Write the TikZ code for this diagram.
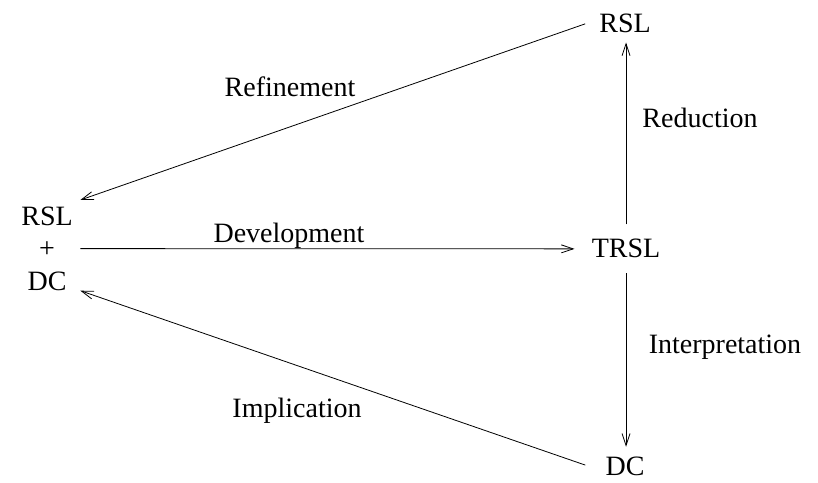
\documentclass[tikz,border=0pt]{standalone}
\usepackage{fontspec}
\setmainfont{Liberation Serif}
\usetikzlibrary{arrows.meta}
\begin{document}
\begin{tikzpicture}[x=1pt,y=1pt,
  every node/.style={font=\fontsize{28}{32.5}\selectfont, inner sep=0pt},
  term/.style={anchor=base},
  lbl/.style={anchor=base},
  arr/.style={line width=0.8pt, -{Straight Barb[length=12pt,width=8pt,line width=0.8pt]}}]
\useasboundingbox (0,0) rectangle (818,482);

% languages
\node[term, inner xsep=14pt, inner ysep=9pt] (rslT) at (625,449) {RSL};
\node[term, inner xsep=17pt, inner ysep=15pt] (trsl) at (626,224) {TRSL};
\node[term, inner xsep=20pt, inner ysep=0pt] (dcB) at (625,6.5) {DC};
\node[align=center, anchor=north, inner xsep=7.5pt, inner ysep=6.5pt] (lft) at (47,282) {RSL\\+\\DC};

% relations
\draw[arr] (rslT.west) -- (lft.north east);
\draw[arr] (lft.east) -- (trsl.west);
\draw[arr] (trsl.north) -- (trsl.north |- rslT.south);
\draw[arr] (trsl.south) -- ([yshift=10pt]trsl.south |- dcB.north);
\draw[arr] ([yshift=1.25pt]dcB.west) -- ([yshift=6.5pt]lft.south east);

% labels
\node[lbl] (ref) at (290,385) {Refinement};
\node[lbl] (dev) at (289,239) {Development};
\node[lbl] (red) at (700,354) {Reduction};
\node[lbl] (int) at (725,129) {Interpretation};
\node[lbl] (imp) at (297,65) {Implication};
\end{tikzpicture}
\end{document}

##############################

Given problem -
Output the data above without changes, apart from leaving out the pictures.

Response -
Write the TikZ code for this diagram.
\documentclass[tikz,border=0pt]{standalone}
\usepackage{fontspec}
\setmainfont{Liberation Serif}
\usetikzlibrary{arrows.meta}
\begin{document}
\begin{tikzpicture}[x=1pt,y=1pt,
  every node/.style={font=\fontsize{28}{32.5}\selectfont, inner sep=0pt},
  term/.style={anchor=base},
  lbl/.style={anchor=base},
  arr/.style={line width=0.8pt, -{Straight Barb[length=12pt,width=8pt,line width=0.8pt]}}]
\useasboundingbox (0,0) rectangle (818,482);

% languages
\node[term, inner xsep=14pt, inner ysep=9pt] (rslT) at (625,449) {RSL};
\node[term, inner xsep=17pt, inner ysep=15pt] (trsl) at (626,224) {TRSL};
\node[term, inner xsep=20pt, inner ysep=0pt] (dcB) at (625,6.5) {DC};
\node[align=center, anchor=north, inner xsep=7.5pt, inner ysep=6.5pt] (lft) at (47,282) {RSL\\+\\DC};

% relations
\draw[arr] (rslT.west) -- (lft.north east);
\draw[arr] (lft.east) -- (trsl.west);
\draw[arr] (trsl.north) -- (trsl.north |- rslT.south);
\draw[arr] (trsl.south) -- ([yshift=10pt]trsl.south |- dcB.north);
\draw[arr] ([yshift=1.25pt]dcB.west) -- ([yshift=6.5pt]lft.south east);

% labels
\node[lbl] (ref) at (290,385) {Refinement};
\node[lbl] (dev) at (289,239) {Development};
\node[lbl] (red) at (700,354) {Reduction};
\node[lbl] (int) at (725,129) {Interpretation};
\node[lbl] (imp) at (297,65) {Implication};
\end{tikzpicture}
\end{document}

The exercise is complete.